Changes in ocean temperatures, currents, and net productivity will affect the distribution, abundance, assemblages, and productivity of marine populations, with unpredictable consequences to marine ecosystems and fisheries. As the Earth's surface temperature warms, species may either migrate to a cooler, more suitable habitat, or die. Species that are particularly vulnerable to climate change effects include polar animals, such as seals, penguins, and polar bears, coral reefs, and many other endangered animal and plant species.
Climate change has the potential to alter the hydro-logic cycle. In many regions of the world, global climate change will have significant effects on precipitation and evapotranspiration. Heavier rainfall could lead to flooding in many regions as warmer temperatures speed up the hydrologic cycle. Flood frequencies in some areas are likely to change. In northern latitudes and snowmelt-driven basins, floods may become more frequent, although the increase in flooding for any given climate scenario is uncertain and impacts will vary among basins.

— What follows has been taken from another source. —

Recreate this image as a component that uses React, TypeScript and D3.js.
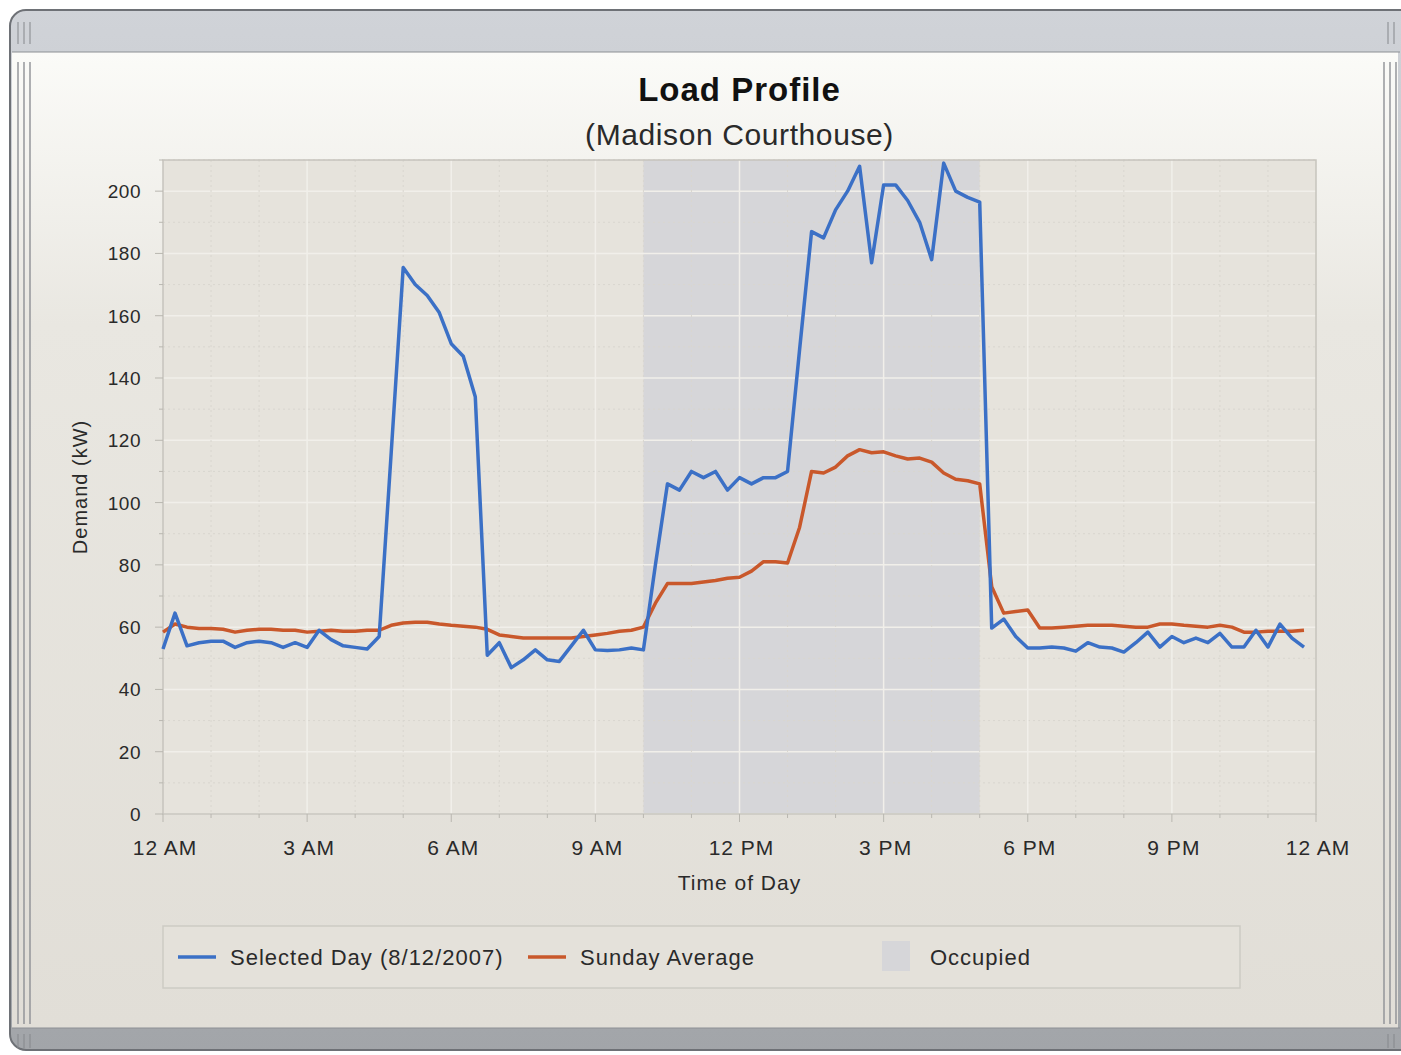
import { useEffect, useRef } from "react";
import * as d3 from "d3";

// ─── Data (15-minute readings) ────────────────────────────────────────────────

// hour of day for each reading: 0, 0.25, ... 23.75
const TIMES = d3.range(0, 24, 0.25);

const SELECTED_DAY = [
  53, 64.5, 54, 55, 55.5, 55.5, 53.5, 55, 55.5, 55, 53.5, 55, // 12–3 AM
  53.5, 59, 56, 54, 53.5, 53, 57, 116, 175.5, 170, 166.5, 161, // 3–6 AM
  151, 147, 134, 51, 55, 47, 49.5, 52.7, 49.5, 49, 54, 59, // 6–9 AM
  52.7, 52.5, 52.7, 53.3, 52.7, 80, 106, 104, 110, 108, 110, 104, // 9 AM–12 PM
  108, 106, 108, 108, 110, 149, 187, 185, 194, 200, 208, 177, // 12–3 PM
  202, 202, 197, 190, 178, 209, 200, 198, 196.5, 59.7, 62.6, 57, // 3–6 PM
  53.3, 53.3, 53.6, 53.3, 52.3, 55, 53.6, 53.3, 52, 55, 58.4, 53.6, // 6–9 PM
  57, 55, 56.5, 55, 58, 53.6, 53.6, 59, 53.6, 61, 56.5, 53.6, // 9 PM–12 AM
];

const SUNDAY_AVERAGE = [
  58.4, 61, 60, 59.6, 59.6, 59.3, 58.4, 59, 59.3, 59.3, 59, 59, // 12–3 AM
  58.4, 58.7, 59, 58.7, 58.7, 59, 59, 60.6, 61.3, 61.6, 61.6, 61, // 3–6 AM
  60.6, 60.3, 60, 59.3, 57.5, 57, 56.5, 56.5, 56.5, 56.5, 56.5, 57, // 6–9 AM
  57.5, 58, 58.7, 59, 60, 67.7, 74, 74, 74, 74.5, 75, 75.7, // 9 AM–12 PM
  76, 78, 81, 81, 80.6, 92, 110, 109.5, 111.4, 115, 117, 116, // 12–3 PM
  116.3, 115, 114, 114.3, 113, 109.5, 107.5, 107, 106, 73, 64.5, 65, // 3–6 PM
  65.5, 59.7, 59.7, 60, 60.3, 60.6, 60.6, 60.6, 60.3, 60, 60, 61, // 6–9 PM
  61, 60.6, 60.3, 60, 60.6, 60, 58.4, 58.4, 58.7, 58.7, 58.7, 59, // 9 PM–12 AM
];

const OCCUPIED = [10, 17]; // hours
const X_TICKS = [0, 3, 6, 9, 12, 15, 18, 21, 24];
const X_LABELS = ["12 AM", "3 AM", "6 AM", "9 AM", "12 PM", "3 PM", "6 PM", "9 PM", "12 AM"];
const Y_TICKS = [0, 20, 40, 60, 80, 100, 120, 140, 160, 180, 200];

// ─── Palette ──────────────────────────────────────────────────────────────────

const BLUE = "#3b70c6";
const ORANGE = "#c9582b";
const BAND = "#d6d6d9";
const TEXT = "#2a2a2a";
const FONT = "'Liberation Sans', Arial, sans-serif";

export default function App() {
  const svgRef = useRef<SVGSVGElement>(null);

  useEffect(() => {
    if (!svgRef.current) return;
    const W = 1401,
      H = 1055;
    const svg = d3.select(svgRef.current);
    svg.selectAll("*").remove();

    // ── Window chrome ───────────────────────────────────────────────────────────
    const defs = svg.append("defs");
    const bar = defs.append("linearGradient").attr("id", "bar").attr("x1", 0).attr("y1", 0).attr("x2", 0).attr("y2", 1);
    bar.append("stop").attr("offset", 0).attr("stop-color", "#d0d3d8");
    bar.append("stop").attr("offset", 1).attr("stop-color", "#a2a5a9");
    const panel = defs.append("linearGradient").attr("id", "panel").attr("x1", 0).attr("y1", 0).attr("x2", 0).attr("y2", 1);
    panel.append("stop").attr("offset", 0).attr("stop-color", "#fbfbf8");
    panel.append("stop").attr("offset", 0.28).attr("stop-color", "#e9e7e1");
    panel.append("stop").attr("offset", 1).attr("stop-color", "#e1ded7");

    svg.append("rect").attr("width", W).attr("height", H).attr("fill", "#ffffff");
    svg.append("rect")
      .attr("x", 10).attr("y", 10).attr("width", 1420).attr("height", 1040)
      .attr("rx", 16).attr("fill", "url(#bar)").attr("stroke", "#6e7176").attr("stroke-width", 2);
    svg.append("rect")
      .attr("x", 12).attr("y", 52).attr("width", 1386).attr("height", 976)
      .attr("fill", "url(#panel)");
    svg.append("line").attr("x1", 12).attr("x2", 1400).attr("y1", 52).attr("y2", 52).attr("stroke", "#8d9094");
    svg.append("line").attr("x1", 12).attr("x2", 1400).attr("y1", 1028).attr("y2", 1028).attr("stroke", "#8d9094");

    // grip lines on the sides
    [18, 24, 30, 1384, 1390, 1396].forEach((x) => {
      svg.append("line").attr("x1", x).attr("x2", x).attr("y1", 62).attr("y2", 1024)
        .attr("stroke", "#8e9095").attr("stroke-width", 1.4);
    });
    [18, 24, 30].forEach((x) => {
      svg.append("line").attr("x1", x).attr("x2", x).attr("y1", 22).attr("y2", 44).attr("stroke", "#85888c");
      svg.append("line").attr("x1", x).attr("x2", x).attr("y1", 1034).attr("y2", 1048).attr("stroke", "#85888c");
    });
    [1388, 1394].forEach((x) => {
      svg.append("line").attr("x1", x).attr("x2", x).attr("y1", 22).attr("y2", 44).attr("stroke", "#85888c");
      svg.append("line").attr("x1", x).attr("x2", x).attr("y1", 1034).attr("y2", 1048).attr("stroke", "#85888c");
    });

    // ── Plot ────────────────────────────────────────────────────────────────────
    const m = { left: 163, top: 160, right: 1316, bottom: 814 };
    const x = d3.scaleLinear().domain([0, 24]).range([m.left, m.right]);
    const y = d3.scaleLinear().domain([0, 210]).range([m.bottom, m.top]);

    svg.append("rect")
      .attr("x", m.left).attr("y", m.top)
      .attr("width", m.right - m.left).attr("height", m.bottom - m.top)
      .attr("fill", "#e6e3dc");

    // occupied band
    svg.append("rect")
      .attr("x", x(OCCUPIED[0])).attr("y", m.top)
      .attr("width", x(OCCUPIED[1]) - x(OCCUPIED[0])).attr("height", m.bottom - m.top)
      .attr("fill", BAND);

    // grid
    const grid = svg.append("g");
    d3.range(0, 211, 10).forEach((v) => {
      const major = v % 20 === 0;
      grid.append("line")
        .attr("x1", m.left).attr("x2", m.right).attr("y1", y(v)).attr("y2", y(v))
        .attr("stroke", major ? "#f1efea" : "#d9d6cf")
        .attr("stroke-width", major ? 1.5 : 1)
        .attr("stroke-dasharray", major ? null : "2,3");
    });
    d3.range(1, 24).forEach((h) => {
      const major = h % 3 === 0;
      grid.append("line")
        .attr("x1", x(h)).attr("x2", x(h)).attr("y1", m.top).attr("y2", m.bottom)
        .attr("stroke", major ? "#f1efea" : "#d9d6cf")
        .attr("stroke-width", major ? 1.5 : 1)
        .attr("stroke-dasharray", major ? null : "2,3");
    });

    svg.append("rect")
      .attr("x", m.left).attr("y", m.top)
      .attr("width", m.right - m.left).attr("height", m.bottom - m.top)
      .attr("fill", "none").attr("stroke", "#c6c4bd").attr("stroke-width", 1.5);

    // axis ticks
    d3.range(0, 211, 10).forEach((v) => {
      svg.append("line")
        .attr("x1", m.left - (v % 20 === 0 ? 8 : 4)).attr("x2", m.left)
        .attr("y1", y(v)).attr("y2", y(v)).attr("stroke", "#b9b7b0");
    });
    d3.range(0, 25).forEach((h) => {
      svg.append("line")
        .attr("x1", x(h)).attr("x2", x(h))
        .attr("y1", m.bottom).attr("y2", m.bottom + (h % 3 === 0 ? 8 : 4)).attr("stroke", "#b9b7b0");
    });

    // tick labels
    Y_TICKS.forEach((v) => {
      svg.append("text")
        .attr("x", 141).attr("y", y(v) + 7)
        .attr("text-anchor", "end")
        .attr("font-family", FONT).attr("font-size", 19).attr("letter-spacing", 0.5)
        .attr("fill", TEXT).text(v);
    });
    X_TICKS.forEach((h, i) => {
      svg.append("text")
        .attr("x", x(h) + 2).attr("y", 855)
        .attr("text-anchor", "middle")
        .attr("font-family", FONT).attr("font-size", 21).attr("letter-spacing", 1)
        .attr("fill", TEXT).text(X_LABELS[i]);
    });

    // axis titles
    svg.append("text")
      .attr("x", x(12)).attr("y", 890).attr("text-anchor", "middle")
      .attr("font-family", FONT).attr("font-size", 21).attr("letter-spacing", 1)
      .attr("fill", TEXT).text("Time of Day");
    svg.append("text")
      .attr("transform", `translate(87,${y(105)}) rotate(-90)`)
      .attr("text-anchor", "middle")
      .attr("font-family", FONT).attr("font-size", 20).attr("letter-spacing", 1)
      .attr("fill", TEXT).text("Demand (kW)");

    // title
    svg.append("text")
      .attr("x", x(12)).attr("y", 101).attr("text-anchor", "middle")
      .attr("font-family", FONT).attr("font-size", 33).attr("font-weight", "bold").attr("letter-spacing", 1)
      .attr("fill", "#111").text("Load Profile");
    svg.append("text")
      .attr("x", x(12)).attr("y", 145).attr("text-anchor", "middle")
      .attr("font-family", FONT).attr("font-size", 30).attr("letter-spacing", 0.6)
      .attr("fill", TEXT).text("(Madison Courthouse)");

    // lines
    const line = d3.line<number>().x((_, i) => x(TIMES[i])).y((d) => y(d));
    svg.append("path").datum(SUNDAY_AVERAGE)
      .attr("d", line).attr("fill", "none")
      .attr("stroke", ORANGE).attr("stroke-width", 3.5).attr("stroke-linejoin", "round");
    svg.append("path").datum(SELECTED_DAY)
      .attr("d", line).attr("fill", "none")
      .attr("stroke", BLUE).attr("stroke-width", 3.5).attr("stroke-linejoin", "round");

    // ── Legend ──────────────────────────────────────────────────────────────────
    const lg = svg.append("g");
    lg.append("rect")
      .attr("x", 163).attr("y", 926).attr("width", 1077).attr("height", 62)
      .attr("fill", "#e4e1da").attr("stroke", "#cdcbc4").attr("stroke-width", 1.5);
    const ly = 957;
    lg.append("line").attr("x1", 178).attr("x2", 216).attr("y1", ly).attr("y2", ly)
      .attr("stroke", BLUE).attr("stroke-width", 3.5);
    lg.append("text").attr("x", 230).attr("y", ly + 8)
      .attr("font-family", FONT).attr("font-size", 22).attr("letter-spacing", 1)
      .attr("fill", TEXT).text("Selected Day (8/12/2007)");
    lg.append("line").attr("x1", 528).attr("x2", 566).attr("y1", ly).attr("y2", ly)
      .attr("stroke", ORANGE).attr("stroke-width", 3.5);
    lg.append("text").attr("x", 580).attr("y", ly + 8)
      .attr("font-family", FONT).attr("font-size", 22).attr("letter-spacing", 1)
      .attr("fill", TEXT).text("Sunday Average");
    lg.append("rect").attr("x", 882).attr("y", 941).attr("width", 28).attr("height", 30)
      .attr("fill", BAND);
    lg.append("text").attr("x", 930).attr("y", ly + 8)
      .attr("font-family", FONT).attr("font-size", 22).attr("letter-spacing", 1)
      .attr("fill", TEXT).text("Occupied");
  }, []);

  return (
    <svg
      ref={svgRef}
      width={1401}
      height={1055}
      style={{ position: "absolute", left: 0, top: 0, display: "block" }}
    />
  );
}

Over the past century, it is estimated that there has been a 5-10 percent increase in precipitation. Climate-induced changes in hydrology will affect the magnitude, frequency, and cost of extreme events, which have the greatest economic and social impact on humans. Flooding, the most costly and destructive natural disaster, is becoming a common and extreme event as a result of climate-induced variations. Severe weather events are becoming more common and extreme, as well.
Climate change researchers have indicated that the number and strength of anthropogenic-induced climate extreme events such as storms, hurricanes, typhoons, floods, and tornadoes have increased over the past 10-20 years. For example, a record breaking 28 tropical storms hit the United States in 2005, alone. All these phenomena are traceable to variations in radiative forcing brought about by anthropogenic GHGs in the atmosphere. Increases in precipitation and runoff are likely to intensify the stresses on streams, lakes, bays, estuaries, and rivers in some regions of the world by strengthening the transport of nutrients and contaminants loading to coastal ecosystems. Higher latitudes are more likely to receive increased precipitation and runoff, while lower latitudes are more likely to experience decreased runoff.
Regions with snowfall, such as the Rocky Mountains and Sierra Nevada, California, will experience seasonal shifts in runoff, with increases in winter and early spring runoff, decreases in late spring and summer runoff, and possible increased flood intensities. The frequency and severity of droughts could increase in some areas as a result of a decrease in total rainfall, more frequent dry spells, and greater evapotranspiration.